Frequently Asked Questions

How much does Turbotic cost per year?

Turbotic does not publish flat pricing, but real-world contracts typically start in the mid five figures USD per year for a single-function team and scale into six figures for multi-function shared services CoEs running 80+ automations.

Does Turbotic replace UiPath or Blue Prism?

No. Turbotic is an orchestration and governance layer that sits on top of your existing RPA vendors. You still pay for UiPath, Blue Prism, or Automation Anywhere licenses; Turbotic just gives you one dashboard and one ROI tracker across all of them.

Is Turbotic worth it for a single-function automation team?

Usually not. If you are running 30 or fewer automations on a single RPA vendor, you are typically better off using that vendor's native orchestrator. Turbotic's value compounds when you have multiple functions and multiple vendors to govern.

What hidden costs should I plan for with Turbotic?

The three biggest are implementation services (often $60K–$200K), the Automation AI natural-language builder add-on, and premium 24/7 support with a named customer success manager. None of these are in the base license.

How long does Turbotic take to implement in a shared services environment?
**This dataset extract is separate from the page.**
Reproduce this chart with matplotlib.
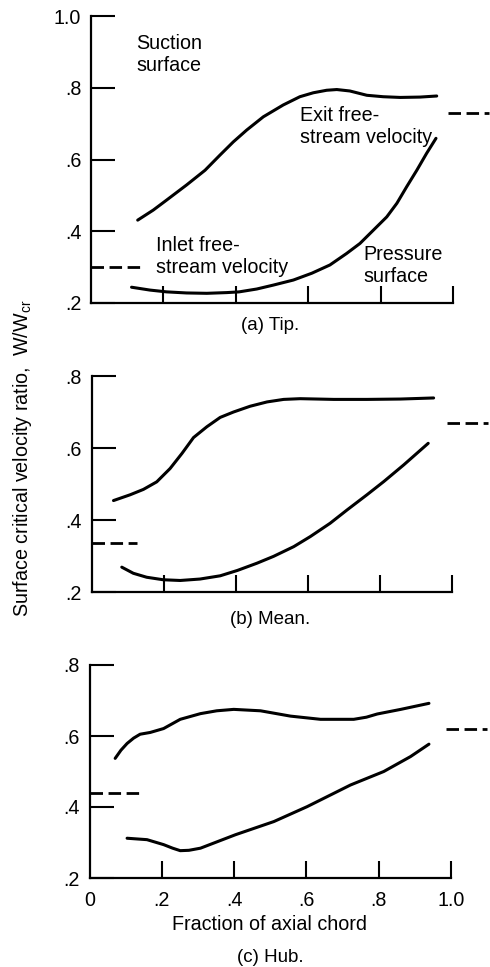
import matplotlib
matplotlib.use("Agg")
import matplotlib.pyplot as plt

plt.rcParams["font.family"] = ["Liberation Sans", "DejaVu Sans"]

# (a) Tip
tip_suction_x = [0.129, 0.172, 0.209, 0.264, 0.315, 0.356, 0.393, 0.430, 0.476, 0.531,
                 0.577, 0.614, 0.651, 0.679, 0.715, 0.762, 0.807, 0.854, 0.909, 0.955]
tip_suction_y = [0.431, 0.459, 0.487, 0.529, 0.570, 0.612, 0.649, 0.682, 0.719, 0.752,
                 0.775, 0.786, 0.793, 0.795, 0.791, 0.779, 0.775, 0.773, 0.774, 0.777]
tip_pressure_x = [0.112, 0.163, 0.209, 0.264, 0.320, 0.375, 0.409, 0.458, 0.504, 0.559,
                  0.610, 0.660, 0.706, 0.743, 0.780, 0.817, 0.845, 0.872, 0.900, 0.927,
                  0.953]
tip_pressure_y = [0.244, 0.236, 0.231, 0.228, 0.227, 0.229, 0.231, 0.239, 0.250, 0.264,
                  0.283, 0.306, 0.338, 0.366, 0.403, 0.440, 0.478, 0.524, 0.570, 0.617,
                  0.659]
tip_inlet = 0.301
tip_exit = 0.729

# (b) Mean
mean_suction_x = [0.061, 0.107, 0.144, 0.181, 0.218, 0.251, 0.283, 0.320, 0.357, 0.394,
                  0.440, 0.487, 0.533, 0.579, 0.626, 0.672, 0.764, 0.857, 0.949]
mean_suction_y = [0.454, 0.470, 0.485, 0.506, 0.543, 0.585, 0.629, 0.659, 0.685, 0.700,
                  0.716, 0.728, 0.735, 0.737, 0.736, 0.735, 0.735, 0.736, 0.739]
mean_pressure_x = [0.084, 0.116, 0.153, 0.199, 0.246, 0.301, 0.357, 0.405, 0.459, 0.505,
                   0.561, 0.607, 0.662, 0.709, 0.764, 0.811, 0.866, 0.934]
mean_pressure_y = [0.269, 0.252, 0.241, 0.234, 0.232, 0.236, 0.245, 0.260, 0.280, 0.299,
                   0.326, 0.354, 0.391, 0.428, 0.470, 0.507, 0.553, 0.613]
mean_inlet = 0.336
mean_exit = 0.67

# (c) Hub
hub_suction_x = [0.071, 0.087, 0.104, 0.122, 0.14, 0.168, 0.205, 0.251, 0.307, 0.352,
                 0.399, 0.473, 0.556, 0.639, 0.731, 0.766, 0.796, 0.861, 0.939]
hub_suction_y = [0.537, 0.560, 0.579, 0.594, 0.605, 0.610, 0.621, 0.647, 0.663, 0.671,
                 0.675, 0.671, 0.656, 0.647, 0.647, 0.653, 0.662, 0.675, 0.692]
hub_pressure_x = [0.104, 0.159, 0.205, 0.230, 0.251, 0.275, 0.307, 0.404, 0.51, 0.602,
                  0.722, 0.814, 0.888, 0.939]
hub_pressure_y = [0.312, 0.308, 0.294, 0.284, 0.277, 0.278, 0.284, 0.322, 0.359, 0.401,
                  0.462, 0.5, 0.542, 0.577]
hub_inlet = 0.439
hub_exit = 0.619

inlet_span = [(0.0, 0.135), (0.0, 0.125), (0.0, 0.14)]
exit_span = (0.985, 1.10)

x_ticks = [0, 0.2, 0.4, 0.6, 0.8, 1.0]
x_labels = ["0", ".2", ".4", ".6", ".8", "1.0"]

W, H = 490, 967
fig = plt.figure(figsize=(W / 100, H / 100), dpi=100)

FS = 14.2
LW = 2.2
DASH = (4.5, 2.0)

panels = [
    dict(rect=(91, 16, 453, 303), ymax=1.0, sx=tip_suction_x, sy=tip_suction_y,
         px=tip_pressure_x, py=tip_pressure_y, inlet=tip_inlet, exit=tip_exit,
         caption="(a) Tip.", cap_y=325),
    dict(rect=(91.5, 376, 452, 592), ymax=0.8, sx=mean_suction_x, sy=mean_suction_y,
         px=mean_pressure_x, py=mean_pressure_y, inlet=mean_inlet, exit=mean_exit,
         caption="(b) Mean.", cap_y=620),
    dict(rect=(89.5, 665, 451, 878), ymax=0.8, sx=hub_suction_x, sy=hub_suction_y,
         px=hub_pressure_x, py=hub_pressure_y, inlet=hub_inlet, exit=hub_exit,
         caption="(c) Hub.", cap_y=958),
]

axes = []
for i, p in enumerate(panels):
    l, t, r, b = p["rect"]
    ax = fig.add_axes([l / W, 1 - b / H, (r - l) / W, (b - t) / H])
    ax.set_xlim(0, 1.0)
    ax.set_ylim(0.2, p["ymax"])
    for side in ("top", "right"):
        ax.spines[side].set_visible(False)
    for side in ("left", "bottom"):
        ax.spines[side].set_linewidth(1.6)

    ax.plot(p["sx"], p["sy"], color="black", lw=LW, solid_capstyle="round",
            solid_joinstyle="round")
    ax.plot(p["px"], p["py"], color="black", lw=LW, solid_capstyle="round",
            solid_joinstyle="round")
    ax.plot(inlet_span[i], [p["inlet"]] * 2, color="black", lw=2.0,
            dashes=DASH, clip_on=False)
    ax.plot(exit_span, [p["exit"]] * 2, color="black", lw=2.0,
            dashes=DASH, clip_on=False)

    yt = [0.2, 0.4, 0.6, 0.8] + ([1.0] if p["ymax"] == 1.0 else [])
    ax.set_yticks(yt)
    ax.set_yticklabels(["." + f"{v:.1f}"[2:] if v < 1 else "1.0" for v in yt], fontsize=FS)
    ax.set_xticks(x_ticks)
    ax.tick_params(axis="y", direction="in", length=17, width=1.5, pad=7)
    ax.tick_params(axis="x", direction="in", length=12, width=1.5, pad=9)
    if i < 2:
        ax.set_xticklabels([])
    else:
        ax.set_xticklabels(x_labels, fontsize=FS)
    ax.xaxis.get_major_ticks()[0].tick1line.set_visible(False)

    fig.text(270 / W, 1 - p["cap_y"] / H, p["caption"], ha="center", va="center",
             fontsize=FS - 0.7)
    axes.append(ax)

ax_a = axes[0]
ax_a.text(0.126, 0.893, "Suction\nsurface", fontsize=FS, va="center", ha="left",
          linespacing=1.2)
ax_a.text(0.578, 0.692, "Exit free-\nstream velocity", fontsize=FS, va="center",
          ha="left", linespacing=1.2)
ax_a.text(0.18, 0.33, "Inlet free-\nstream velocity", fontsize=FS, va="center",
          ha="left", linespacing=1.2)
ax_a.text(0.752, 0.305, "Pressure\nsurface", fontsize=FS, va="center", ha="left",
          linespacing=1.2)

fig.text(270 / W, 1 - 924 / H, "Fraction of axial chord", ha="center", va="center",
         fontsize=FS)
fig.text(23 / W, 1 - 458 / H, r"Surface critical velocity ratio,  W/W$_{\mathregular{cr}}$",
         rotation=90, ha="center", va="center", fontsize=FS)

fig.savefig("out.png", dpi=100)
Typical implementations run 6–12 weeks for a single function and 4–6 months for a multi-function rollout across finance, HR, and procurement. The Idea and Discovery modules can go live in weeks; the Value module ROI tracking takes longer because it needs clean baseline data.

Can I negotiate Turbotic pricing?

Yes, aggressively. Volume-tier pricing on automations, multi-year commit discounts of 15–25%, and fixed-fee implementation contracts are all achievable. Push back on the Automation AI add-on in year one if you are not committed to using it.

What is the ROI payback period for Turbotic in shared services?

Most multi-function shared services CoEs hit payback within 9–18 months. The Value module is specifically designed to surface this number quarterly for CFO reporting, which is one of the main reasons buyers choose Turbotic over cheaper alternatives in the first place.